• **Exercise details**: Leave out the pictures, and retype only the lines from the beginning of the material through the line that contains "const diskRadius = 9.8;", including both.

== Supplied material

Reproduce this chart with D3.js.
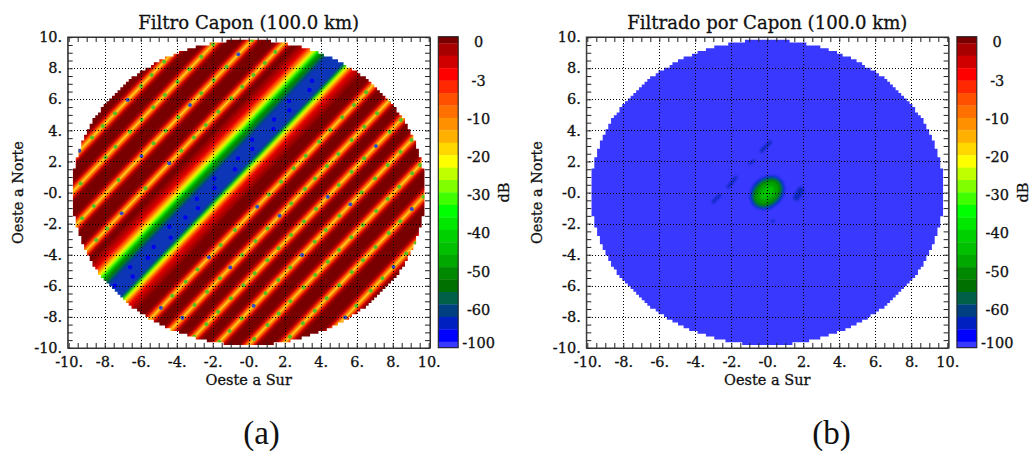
<!DOCTYPE html>
<html><head><meta charset="utf-8">
<script src="https://cdn.jsdelivr.net/npm/d3@7"></script>
<style>
html,body{margin:0;padding:0;background:#fff}
svg{display:block}
text{font-family:"DejaVu Serif",serif;fill:#111;stroke:#111;stroke-width:.3}
text.cap{font-family:"Liberation Serif",serif;stroke:none}
</style></head><body>
<svg id="c" width="1030" height="451"></svg>
<script>
// ---------- data ----------
const titles = ["Filtro Capon (100.0 km)", "Filtrado por Capon (100.0 km)"];
const captions = ["(a)", "(b)"];
const captionX = [261.5, 831.5];
const xName = "Oeste a Sur", yName = "Oeste a Norte", barName = "dB";
const xTicks = [-10,-8,-6,-4,-2,0,2,4,6,8,10];
const xTickLabels = ["-10.","-8.","-6.","-4.","-2.","-0.","2.","4.","6.","8.","10."];
const yTicks = [10,8,6,4,2,0,-2,-4,-6,-8,-10];
const yTickLabels = ["10.","8.","6.","4.","2.","-0.","-2.","-4.","-6.","-8.","-10."];
const minorTicks = d3.range(-10, 10.01, 0.5);
const barLabels = ["0","-3","-10","-20","-30","-40","-50","-60","-100"];
const barColors = ["#780000","#a80000","#d00000","#ff0000","#ff2800","#ff5000","#ff7000","#ff9000","#ffb000","#ffd800","#ffff00","#c0ff00","#80ff00","#40ff00","#00ff00","#00e800","#00d000","#00c000","#00a800","#008800","#007000","#006048","#004080","#0020c0","#0000ff","#3838ff"];
const diskRadius = 9.8;

// narrow stripes: x where each crosses y = 0
const stripeIntercepts = [-11.62,-9.82,-7.89,-5.96,1.22,2.94,4.61,6.27,8.06,9.93,11.97];
const stripeRun = 0.822; // dx per dy
// half widths (x units) of the colour layers of a narrow stripe
const stripeLevels = [[.50,"#980000"],[.42,"#b80000"],[.34,"#d80000"],[.27,"#ff0000"],[.21,"#ff3000"],[.16,"#ff6000"],[.12,"#ff9000"],[.08,"#ffb000"]];
const coreHalf = 0.05, coreColor = "#ffc828";
// notch positions (y) along each stripe
const notches0 = [2.69,3.55,4.28,5.10,5.96,6.86,7.57,8.42];
const notches1 = [0.59,2.27,2.95,3.92,4.71,5.49,6.28,7.13,7.93,8.74,9.54];
const notches2 = [-1.66,-0.87,0.80,2.35,3.17,3.98,4.84,5.63,6.39,7.24,8.10,8.90,9.82];
const notches3 = [-3.06,-2.31,-1.34,0.27,1.88,2.69,3.55,4.35,5.20,6.07,6.81,7.57,8.34,9.05];
const notches4 = [6.45,5.63,4.84,4.02,3.27,2.37,1.56,0.70,-0.12,-0.91,-2.41,-3.38,-4.17,-4.95,-5.74,-6.65,-7.42];
const notches5 = [5.96,5.10,4.24,3.38,2.48,1.71,0.91,0.23,-0.70,-1.49,-2.31,-3.12,-4.02,-4.82,-5.52,-6.39,-7.24,-8.06];
const notches6 = [4.67,3.91,2.99,2.20,1.34,0.48,-0.27,-1.06,-1.87,-2.74,-3.59,-4.35,-5.20,-5.96,-6.81,-7.68,-8.47,-9.29];
const notches7 = [3.38,2.63,1.77,0.91,0.01,-0.76,-1.49,-2.41,-3.17,-4.02,-4.82,-5.63,-6.49,-7.29,-8.10,-8.92,-9.61];
const notches8 = [1.77,1.24,0.37,-0.42,-1.19,-2.09,-2.87,-3.70,-4.46,-5.31,-6.10,-6.99,-7.78,-8.53,-9.43];
const notches9 = [-0.27,-1.06,-1.84,-2.61,-3.51,-4.35,-5.12,-5.96,-6.81,-7.61,-8.42,-9.29];
const notches10 = [-3.27,-3.92,-4.78,-5.52,-6.32,-7.29,-8.04];
const notchLists = [notches0,notches1,notches2,notches3,notches4,notches5,notches6,notches7,notches8,notches9,notches10];
const deepNotches = [[0,2.69],[0,5.96],[2,2.35],[2,5.63],[2,8.90],[3,1.88],[3,-1.34],[4,-0.91],[4,-4.17],[4,-7.42],[5,-1.49],[5,-4.82],[5,-8.06],[6,2.99],[6,-0.27],[7,-0.76],[7,-4.02],[7,-7.29],[9,-1.06],[10,-4.78],[10,-8.04]];

// main null band: x at y = 0 and layer edges (left, right, colour)
const bandIntercept = -2.30;
const bandLevels = [[-2.72,2.19,"#a00000"],[-2.44,1.91,"#c80000"],[-2.22,1.67,"#f00000"],[-2.04,1.48,"#ff4000"],[-1.89,1.35,"#ff9000"],[-1.74,1.24,"#ffd000"],[-1.65,1.19,"#ffff00"],[-1.56,1.09,"#80ff00"],[-1.43,1.02,"#00f000"],[-1.28,.95,"#00b000"],[-1.12,.88,"#008000"],[-.86,.82,"#006048"],[-.74,.78,"#004080"],[-.6,.68,"#0a34b8"]];
const bandSpeckY = [-6,-5.4,-4.8,-4.2,-3.5,-2.9,-2.2,-1.6,-1,-.4,.3,.9,1.5,2.2,2.8,3.4,4.1,4.7,5.3,5.9,6.6,7.2];
const bandSpeckX = [-.2,.3,-.35,.15,-.1,.35,-.3,.1,.3,-.25,.15,-.35,.3,-.1,.2,-.3,.3,-.15,.2,-.3,.25,-.1];

// right panel: central response and side-lobe spots
const lobeLayers = [[.98,.80,"#0828d8"],[.90,.70,"#004890"],[.82,.62,"#007810"],[.68,.48,"#00a000"],[.42,.26,"#00c000"]];
const lobeAngle = -42;
const spotX1 = [-.31,-.96,-2.17,-3,1.63,.3];
const spotY1 = [2.69,1.88,.37,-.59,-.31,-1.84];
const spotX2 = [.15,-.74,-1.74,-2.63,1.86,.32];
const spotY2 = [3.23,2.05,.98,-.16,.16,-1.82];
const spotW = [4,3,3.6,3.6,7,3.5];

// ---------- drawing ----------
const svg = d3.select("#c");
const defs = svg.append("defs");
function addBlur(id, sd){
  defs.append("filter").attr("id",id).attr("filterUnits","userSpaceOnUse").attr("x",0).attr("y",0).attr("width",1030).attr("height",451)
    .append("feGaussianBlur").attr("stdDeviation",sd);
}
addBlur("edge",0.5);
addBlur("soft",0.9);

function panel(ox, idx){
  const x = d3.scaleLinear().domain([-10,10]).range([ox+68.7, ox+428.7]);
  const y = d3.scaleLinear().domain([-10,10]).range([347.9, 37.2]);
  const L = ox+67.7, R = ox+430, T = 37, B = 348;
  const g = svg.append("g");

  // stair-stepped disk as one path
  const rows = d3.range(-diskRadius, diskRadius, 0.18);
  const stepPath = rows.map(d=>{
    const m = d+.09, h = Math.sqrt(Math.max(0,diskRadius*diskRadius-m*m));
    const q = Math.round(h/.155)*.155;
    return `M${x(-q)},${y(d+.18)-.2}H${x(q)}V${y(d)+.2}H${x(-q)}Z`;
  }).join("");
  defs.append("clipPath").attr("id","disk"+idx).append("path").attr("d",stepPath);

  const outer = g.append("g").attr("filter","url(#edge)");
  const clipped = outer.append("g").attr("clip-path",`url(#disk${idx})`);
  const img = clipped.append("g").attr("filter", "url(#soft)");
  const line = d3.line().x(d=>x(d[0])).y(d=>y(d[1]));
  const strip = (c,a,b) => line([[c+a-12*stripeRun,-12],[c+b-12*stripeRun,-12],[c+b+12*stripeRun,12],[c+a+12*stripeRun,12]])+"Z";

  if(idx===0){
    img.append("rect").attr("x",L-10).attr("y",T-10).attr("width",R-L+20).attr("height",B-T+20).attr("fill",barColors[0]);
    stripeLevels.forEach(([w,col])=>{
      img.append("g").selectAll("path").data(stripeIntercepts).join("path")
        .attr("d",c=>strip(c,-w,w)).attr("fill",col);
    });
    bandLevels.forEach(([a,b,col])=>{
      img.append("path").attr("d",strip(bandIntercept,a,b)).attr("fill",col);
    });
    // sharper marks on top
    const sharp = clipped.append("g");
    sharp.append("g").selectAll("path").data(stripeIntercepts).join("path")
      .attr("d",c=>strip(c,-coreHalf,coreHalf)).attr("fill",coreColor);
    notchLists.forEach((list,i)=>{
      sharp.append("g").selectAll("circle").data(list).join("circle")
        .attr("cx",v=>x(stripeIntercepts[i]+v*stripeRun)).attr("cy",v=>y(v)).attr("r",2).attr("fill","#58c020");
    });
    sharp.append("g").selectAll("circle").data(deepNotches).join("circle")
      .attr("cx",d=>x(stripeIntercepts[d[0]]+d[1]*stripeRun)).attr("cy",d=>y(d[1])).attr("r",1.9).attr("fill","#4040c8");
    sharp.append("g").selectAll("circle").data(bandSpeckY).join("circle")
      .attr("cx",(v,i)=>x(bandIntercept+v*stripeRun+bandSpeckX[i])).attr("cy",v=>y(v)).attr("r",2.2).attr("fill","#0000f0");
  } else {
    img.append("rect").attr("x",L-10).attr("y",T-10).attr("width",R-L+20).attr("height",B-T+20).attr("fill",barColors[25]);
    const rx = x(1)-x(0);
    img.append("g").selectAll("path").data(spotX1).join("path")
      .attr("d",(d,i)=>line([[spotX1[i],spotY1[i]],[spotX2[i],spotY2[i]]]))
      .attr("stroke","#0c2cc0").attr("stroke-linecap","round").attr("stroke-width",(d,i)=>spotW[i]).attr("fill","none");
    img.append("g").attr("transform",`translate(${x(0)},${y(0)}) rotate(${lobeAngle})`)
      .selectAll("ellipse").data(lobeLayers).join("ellipse")
      .attr("rx",d=>d[0]*rx*1.1).attr("ry",d=>d[1]*rx*1.1).attr("fill",d=>d[2]);
  }

  // grid
  const grid = g.append("g").attr("stroke","#000").attr("stroke-width",1).attr("stroke-dasharray","1 2").attr("shape-rendering","crispEdges");
  grid.selectAll(".v").data(xTicks.slice(1,-1)).join("line").attr("x1",d=>Math.round(x(d))+.5).attr("x2",d=>Math.round(x(d))+.5).attr("y1",T).attr("y2",B);
  grid.selectAll(".h").data(yTicks.slice(1,-1)).join("line").attr("y1",d=>Math.round(y(d))+.5).attr("y2",d=>Math.round(y(d))+.5).attr("x1",L).attr("x2",R);

  // axes
  const style = s => { s.select(".domain").attr("stroke","#333"); s.selectAll(".tick line").attr("stroke","#222"); };
  const fmtX = (d)=>xTickLabels[xTicks.indexOf(d)];
  const fmtY = (d)=>yTickLabels[yTicks.indexOf(d)];
  const place = (ax,tr)=>g.append("g").attr("transform",tr).call(ax).call(style);
  place(d3.axisBottom(x).tickValues(minorTicks).tickSize(-5).tickSizeOuter(0).tickFormat(""),`translate(0,${B})`);
  place(d3.axisTop(x).tickValues(minorTicks).tickSize(-5).tickSizeOuter(0).tickFormat(""),`translate(0,${T})`);
  place(d3.axisLeft(y).tickValues(minorTicks).tickSize(-5).tickSizeOuter(0).tickFormat(""),`translate(${L},0)`);
  place(d3.axisRight(y).tickValues(minorTicks).tickSize(-5).tickSizeOuter(0).tickFormat(""),`translate(${R},0)`);
  const lab = "14.5px";
  const fix = s => s.selectAll("text").attr("font-size",lab).attr("font-family",'"DejaVu Serif",serif').attr("fill","#111");
  const ax = place(d3.axisBottom(x).tickValues(xTicks).tickSize(0).tickPadding(9).tickFormat(fmtX),`translate(0,${B})`);
  ax.select(".domain").remove(); fix(ax);
  const ay = place(d3.axisLeft(y).tickValues(yTicks).tickSize(0).tickPadding(5.5).tickFormat(fmtY),`translate(${L},0)`);
  ay.select(".domain").remove(); fix(ay);
  // frame
  g.append("rect").attr("x",L).attr("y",T).attr("width",R-L).attr("height",B-T).attr("fill","none").attr("stroke","#333").attr("stroke-width",1);

  // text
  g.append("text").attr("x",x(0)).attr("y",29).attr("text-anchor","middle").attr("font-size","18.1px").attr("stroke-width",.45).text(titles[idx]);
  g.append("text").attr("x",x(0)).attr("y",385).attr("text-anchor","middle").attr("font-size","14.5px").text(xName);
  g.append("text").attr("transform",`translate(${ox+23},${y(0)}) rotate(-90)`).attr("text-anchor","middle").attr("font-size","14.5px").text(yName);
  g.append("text").attr("class","cap").attr("x",captionX[idx]).attr("y",444).attr("text-anchor","middle").attr("font-size","33px").text(captions[idx]);

  // colour bar
  const bx0 = ox+438.3, bx1 = ox+458.2;
  const idxY = d3.scaleLinear().domain([.5,24.5]).range([43.3,341.7]);
  const top = i => i===0 ? 36.7 : idxY(i-.5);
  const bot = i => i===barColors.length-1 ? 347.7 : idxY(i+.5);
  g.append("g").selectAll("rect").data(barColors).join("rect")
    .attr("x",bx0).attr("width",bx1-bx0).attr("y",(d,i)=>top(i)).attr("height",(d,i)=>bot(i)-top(i)+.3).attr("fill",d=>d);
  g.append("rect").attr("x",bx0).attr("y",36.7).attr("width",bx1-bx0).attr("height",311).attr("fill","none").attr("stroke","#222").attr("stroke-width",1.1);
  const dbY = d3.scalePoint().domain(barLabels.slice(0,8)).range([42,309.5]);
  g.append("g").selectAll("text").data(barLabels).join("text")
    .attr("x",ox+478.6).attr("y",d=>(d==="-100"?342.8:dbY(d))+5.3).attr("text-anchor","middle").attr("font-size","14.5px").text(d=>d);
  g.append("text").attr("transform",`translate(${ox+509},${y(0)}) rotate(-90)`).attr("text-anchor","middle").attr("font-size","14.5px").text(barName);
}
panel(0,0);
panel(518.6,1);
</script>
</body></html>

====

• **Solution**:
Reproduce this chart with D3.js.
<!DOCTYPE html>
<html><head><meta charset="utf-8">
<script src="https://cdn.jsdelivr.net/npm/d3@7"></script>
<style>
html,body{margin:0;padding:0;background:#fff}
svg{display:block}
text{font-family:"DejaVu Serif",serif;fill:#111;stroke:#111;stroke-width:.3}
text.cap{font-family:"Liberation Serif",serif;stroke:none}
</style></head><body>
<svg id="c" width="1030" height="451"></svg>
<script>
// ---------- data ----------
const titles = ["Filtro Capon (100.0 km)", "Filtrado por Capon (100.0 km)"];
const captions = ["(a)", "(b)"];
const captionX = [261.5, 831.5];
const xName = "Oeste a Sur", yName = "Oeste a Norte", barName = "dB";
const xTicks = [-10,-8,-6,-4,-2,0,2,4,6,8,10];
const xTickLabels = ["-10.","-8.","-6.","-4.","-2.","-0.","2.","4.","6.","8.","10."];
const yTicks = [10,8,6,4,2,0,-2,-4,-6,-8,-10];
const yTickLabels = ["10.","8.","6.","4.","2.","-0.","-2.","-4.","-6.","-8.","-10."];
const minorTicks = d3.range(-10, 10.01, 0.5);
const barLabels = ["0","-3","-10","-20","-30","-40","-50","-60","-100"];
const barColors = ["#780000","#a80000","#d00000","#ff0000","#ff2800","#ff5000","#ff7000","#ff9000","#ffb000","#ffd800","#ffff00","#c0ff00","#80ff00","#40ff00","#00ff00","#00e800","#00d000","#00c000","#00a800","#008800","#007000","#006048","#004080","#0020c0","#0000ff","#3838ff"];
const diskRadius = 9.8;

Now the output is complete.